Asked about Ms Abbott’s comments the following day, Sir Keir condemned them and said they were antisemitic.

The BBC also stated:

A Labour Party spokesperson said: “The Labour Party rightly expects the highest standards of behaviour from its elected representatives, and has introduced an independent complaints process to investigate cases.

“We do not give a running commentary on ongoing investigations.”

Fortunately for the British sense of fair play, Ms Abbott has provided a commentary on it – she has condemned it as “fraudulent”.

In a statement published on ‘X’, she said:

“I was told by the Chief Whip to ‘actively engage’ with an investigation.But the Labour Whips are no longer involved – it is now run entirely out of the Labour Party HQ, which reports to Keir Starmer – and there is no investigation.

“This is the same Keir Starmer who almost immediately pronounced my guilt publicly. This completely undermines any idea that there is fairness or any natural justice. It is procedurally improper.”

It certainly is. Remember the Equalities and Human Rights Commission, and its report on Labour anti-Semitism that stated that the party leader’s office must not take part in or influence any investigations. At the time, Starmer undertook to adopt this demand fully. It seems he has chosen to forget this agreement.

Of course, no Labour complaints process can be said to be independent if it is being run from the party leader’s office, so the statement by the party spokesperson must also be considered – at the very least – questionable.

Notice also that Ms Abbott says Labour has not charged her with anti-Semitism, despite this being the basis of Starmer’s accusation against her. What is the charge, then?

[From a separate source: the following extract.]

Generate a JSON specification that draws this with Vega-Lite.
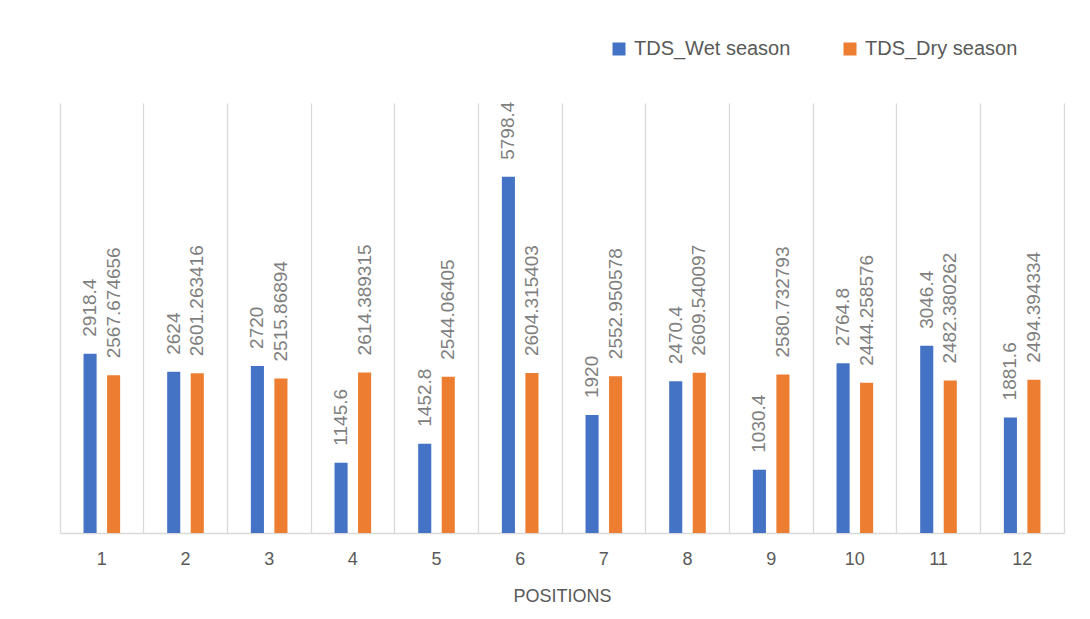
{
  "$schema": "https://vega.github.io/schema/vega-lite/v6.json",
  "autosize": {"type": "none"},
  "width": 1004,
  "height": 430,
  "padding": {"left": 60, "top": 103, "right": 26, "bottom": 86},
  "background": "white",
  "config": {
    "font": "Liberation Sans",
    "view": {"stroke": null}
  },
  "data": {
    "values": [
      {"position": 1, "season": "TDS_Wet season", "tds": 2918.4},
      {"position": 1, "season": "TDS_Dry season", "tds": 2567.674656},
      {"position": 2, "season": "TDS_Wet season", "tds": 2624},
      {"position": 2, "season": "TDS_Dry season", "tds": 2601.263416},
      {"position": 3, "season": "TDS_Wet season", "tds": 2720},
      {"position": 3, "season": "TDS_Dry season", "tds": 2515.86894},
      {"position": 4, "season": "TDS_Wet season", "tds": 1145.6},
      {"position": 4, "season": "TDS_Dry season", "tds": 2614.389315},
      {"position": 5, "season": "TDS_Wet season", "tds": 1452.8},
      {"position": 5, "season": "TDS_Dry season", "tds": 2544.06405},
      {"position": 6, "season": "TDS_Wet season", "tds": 5798.4},
      {"position": 6, "season": "TDS_Dry season", "tds": 2604.315403},
      {"position": 7, "season": "TDS_Wet season", "tds": 1920},
      {"position": 7, "season": "TDS_Dry season", "tds": 2552.950578},
      {"position": 8, "season": "TDS_Wet season", "tds": 2470.4},
      {"position": 8, "season": "TDS_Dry season", "tds": 2609.540097},
      {"position": 9, "season": "TDS_Wet season", "tds": 1030.4},
      {"position": 9, "season": "TDS_Dry season", "tds": 2580.732793},
      {"position": 10, "season": "TDS_Wet season", "tds": 2764.8},
      {"position": 10, "season": "TDS_Dry season", "tds": 2444.258576},
      {"position": 11, "season": "TDS_Wet season", "tds": 3046.4},
      {"position": 11, "season": "TDS_Dry season", "tds": 2482.380262},
      {"position": 12, "season": "TDS_Wet season", "tds": 1881.6},
      {"position": 12, "season": "TDS_Dry season", "tds": 2494.394334}
    ]
  },
  "encoding": {
    "x": {
      "field": "position",
      "type": "ordinal",
      "scale": {"paddingInner": 0, "paddingOuter": 0},
      "axis": {
        "title": "POSITIONS",
        "titleFontSize": 18,
        "titleFontWeight": "normal",
        "titleColor": "#595959",
        "titlePadding": 19,
        "labelAngle": 0,
        "labelFontSize": 18,
        "labelColor": "#595959",
        "labelPadding": 17,
        "ticks": false,
        "domainColor": "#d9d9d9",
        "domainWidth": 1.3,
        "grid": true,
        "gridColor": "#d9d9d9",
        "gridWidth": 1.3,
        "bandPosition": 0
      }
    },
    "xOffset": {
      "field": "season",
      "type": "nominal",
      "sort": ["TDS_Wet season", "TDS_Dry season"],
      "scale": {"paddingInner": 0.444, "paddingOuter": 1.16}
    },
    "y": {
      "field": "tds",
      "type": "quantitative",
      "scale": {"domain": [0, 7000], "nice": false},
      "axis": {
        "orient": "right",
        "title": null,
        "labels": false,
        "ticks": false,
        "grid": false,
        "domainColor": "#d9d9d9",
        "domainWidth": 1.3
      }
    }
  },
  "layer": [
    {
      "mark": {"type": "bar"},
      "encoding": {
        "color": {
          "field": "season",
          "type": "nominal",
          "sort": ["TDS_Wet season", "TDS_Dry season"],
          "scale": {
            "domain": ["TDS_Wet season", "TDS_Dry season"],
            "range": ["#4472C4", "#ED7D31"]
          },
          "legend": {
            "title": null,
            "orient": "none",
            "legendX": 549,
            "legendY": -64,
            "direction": "horizontal",
            "symbolType": "square",
            "symbolSize": 169,
            "symbolStrokeWidth": 0,
            "labelFontSize": 20,
            "labelColor": "#595959",
            "labelOffset": 5,
            "columnPadding": 49,
            "padding": 0
          }
        }
      }
    },
    {
      "mark": {
        "type": "text",
        "angle": -90,
        "align": "left",
        "baseline": "middle",
        "dx": 17,
        "fontSize": 19,
        "color": "#7f7f7f"
      },
      "encoding": {
        "text": {"field": "tds", "type": "nominal"}
      }
    }
  ]
}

Ms Abbott’s statement goes on to identify inconsistencies in the way Starmer’s party handles proven cases in which party members have been found guilty of wrongdoing. So:

“Others have committed far more grave offences, and belated or grudging apologies have been wrung from them, Yet they have been immediately excused as [they are] supporters of this leadership.”

Among those who have apparently been excused are those right-wing party members who were identified in the Forde Report which Starmer commissioned and then disowned when he realised it did not say what he wanted. Ms Abbott wrote:

“A large proportion of the racism that the Forde Report uncovered [within the Labour Party] was personally directed against me… I have never received an apology from the Leader, the General Secretary or any of the perpetrators [of] that racism. I am not even aware of any of the culprits facing disciplinary measures, as I am obliged to do.”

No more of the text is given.